TASK GOAL
Transcribe all of the data exactly. Omit the pictures.
** start DATA LINES **
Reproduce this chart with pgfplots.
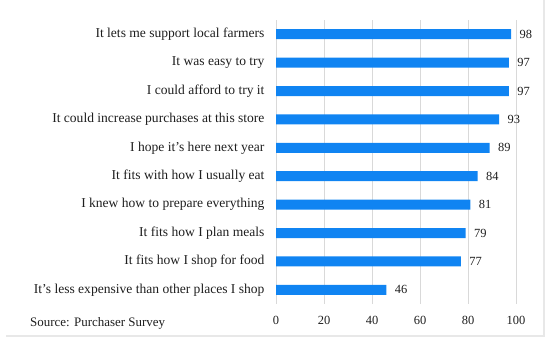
\documentclass[border=0pt]{standalone}
\usepackage{pgfplots}
\pgfplotsset{compat=1.18}
\usepackage{fontspec}
\setmainfont{Liberation Serif}
\definecolor{barblue}{RGB}{16,132,242}
\definecolor{gridgray}{RGB}{217,217,217}
\definecolor{framegray}{RGB}{232,232,232}
\definecolor{txt}{RGB}{30,30,30}
\begin{document}
\begin{tikzpicture}
\path[use as bounding box] (0,0) rectangle (550bp,344bp);
\draw[framegray, line width=1.2bp] (6bp,8bp) -- (544bp,8bp) -- (544bp,344bp);
\begin{axis}[
  at={(276bp,40bp)}, anchor=south west,
  width=240bp, height=284bp, scale only axis,
  xbar, bar width=10bp,
  xmin=0, xmax=100, ymin=-0.5, ymax=9.5,
  y dir=reverse,
  ytick={0,...,9},
  yticklabels={It lets me support local farmers, It was easy to try, I could afford to try it, It could increase purchases at this store, I hope it’s here next year, It fits with how I usually eat, I knew how to prepare everything, It fits how I plan meals, It fits how I shop for food, It’s less expensive than other places I shop},
  xtick={0,20,...,100},
  xmajorgrids, major grid style={gridgray, line width=0.8bp},
  axis line style={draw=none},
  major tick length=0pt,
  tick label style={font=\fontsize{12.5}{14}\selectfont, text=txt},
  yticklabel style={font=\fontsize{13.6}{15}\selectfont, xshift=-8bp},
  /pgf/number format/assume math mode=true,
  xticklabel style={yshift=-9bp},
  nodes near coords,
  nodes near coords style={font=\fontsize{12.5}{14}\selectfont, text=txt},
  every node near coord/.append style={xshift=5bp},
  clip=false,
]
\addplot[fill=barblue, draw=none] coordinates {(98,0) (97,1) (97,2) (93,3) (89,4) (84,5) (81,6) (79,7) (77,8) (46,9)};
\end{axis}
\node[anchor=west, font=\fontsize{13}{15}\selectfont, text=txt, inner sep=0pt] at (30bp,21bp) {Source: Purchaser Survey};
\end{tikzpicture}
\end{document}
** end DATA LINES **
SOLUTION
Reproduce this chart with pgfplots.
\documentclass[border=0pt]{standalone}
\usepackage{pgfplots}
\pgfplotsset{compat=1.18}
\usepackage{fontspec}
\setmainfont{Liberation Serif}
\definecolor{barblue}{RGB}{16,132,242}
\definecolor{gridgray}{RGB}{217,217,217}
\definecolor{framegray}{RGB}{232,232,232}
\definecolor{txt}{RGB}{30,30,30}
\begin{document}
\begin{tikzpicture}
\path[use as bounding box] (0,0) rectangle (550bp,344bp);
\draw[framegray, line width=1.2bp] (6bp,8bp) -- (544bp,8bp) -- (544bp,344bp);
\begin{axis}[
  at={(276bp,40bp)}, anchor=south west,
  width=240bp, height=284bp, scale only axis,
  xbar, bar width=10bp,
  xmin=0, xmax=100, ymin=-0.5, ymax=9.5,
  y dir=reverse,
  ytick={0,...,9},
  yticklabels={It lets me support local farmers, It was easy to try, I could afford to try it, It could increase purchases at this store, I hope it’s here next year, It fits with how I usually eat, I knew how to prepare everything, It fits how I plan meals, It fits how I shop for food, It’s less expensive than other places I shop},
  xtick={0,20,...,100},
  xmajorgrids, major grid style={gridgray, line width=0.8bp},
  axis line style={draw=none},
  major tick length=0pt,
  tick label style={font=\fontsize{12.5}{14}\selectfont, text=txt},
  yticklabel style={font=\fontsize{13.6}{15}\selectfont, xshift=-8bp},
  /pgf/number format/assume math mode=true,
  xticklabel style={yshift=-9bp},
  nodes near coords,
  nodes near coords style={font=\fontsize{12.5}{14}\selectfont, text=txt},
  every node near coord/.append style={xshift=5bp},
  clip=false,
]
\addplot[fill=barblue, draw=none] coordinates {(98,0) (97,1) (97,2) (93,3) (89,4) (84,5) (81,6) (79,7) (77,8) (46,9)};
\end{axis}
\node[anchor=west, font=\fontsize{13}{15}\selectfont, text=txt, inner sep=0pt] at (30bp,21bp) {Source: Purchaser Survey};
\end{tikzpicture}
\end{document}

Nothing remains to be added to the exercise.